2) 選択配向・・・板状・針状の結晶は、サンプルが特定方向を向くことにより、特定面のピークのみ強調される。Bragg-Brentano光学系の最大の泣き所。(図6)

図6 サンプルの形状がピーク強度に影響する例。測定ホルダーにのせられたサンプルのイメージ。
図6 サンプルの形状がピーク強度に影響する例。測定ホルダーにのせられたサンプルのイメージ。
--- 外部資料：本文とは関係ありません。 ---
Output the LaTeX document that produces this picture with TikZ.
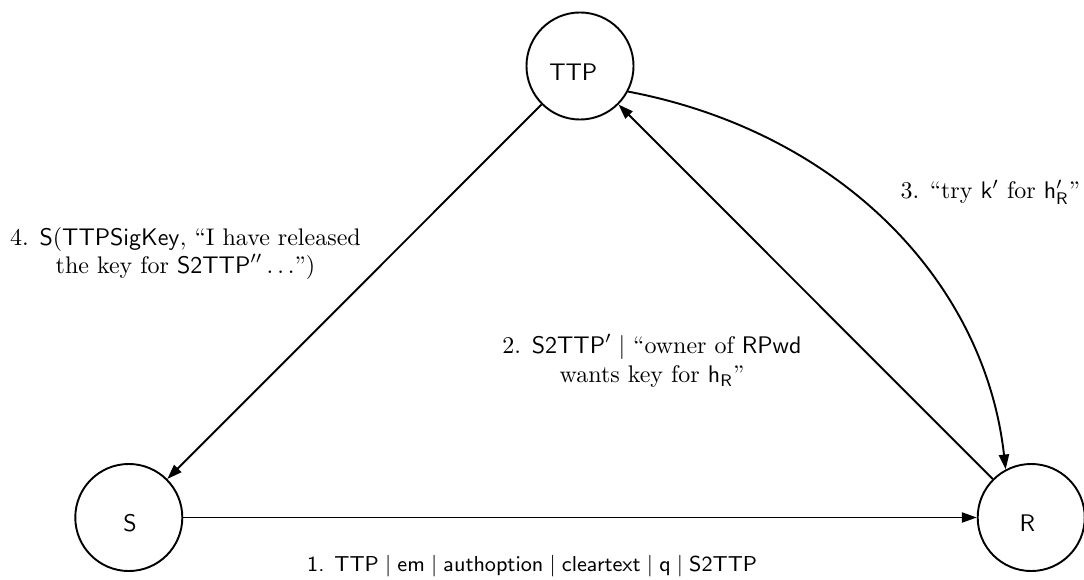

3) X線照射面積・・・低角側では、サンプルに対するX線の照射面積が大きくなる(図7)。回折角度によっては入射X線が試料からはみ出し強度が低下してしまう。このような強度の低下はソフトウェアーで補正できないので、絶対に起こしてはいけない。発散スリットで照射面積を調節すること。 (装置に発散スリットに対して、どの程度照射面積が決まるかの対応グラフがついているので参照のこと)

4) カウンターの数え落とし・・・一般にシンチレーションカウンターは30000cps以上で回折X線の数え落としが始まる。電流・電圧値を調整し、強度は時間で調整すること。

 

(対策)
粒度の問題・・・エタノールとかを乳鉢にいれて根気よく混合すると意外に改善する。アタッチメントとしては回転試料台が効果的らしいが使ったことはない。ふるいを用いてある程度粒径をそろえる方法もある。粒度の評価方法はロッキングカーブ法(後述)を用いる。 

選択配向の問題・・・セメダイン法は実際上の効果は疑問という噂である。ガラスの粉末と一緒に混合する方法などもあるが、ガラスも23度くらいでブロードなピークを持つので注意。集中法における一番の泣き所であり、透過法を用いるのが最善の解決策かもしれない。同様にロッキングカーブ法で評価できるが、選択配向についてはあまり効果的ではないとのこと。

照射面積の問題・・・照射面積は発散スリットを調整する。Rietveld解析の際は、はみ出てしまう分の低角のデーターは切り捨てること。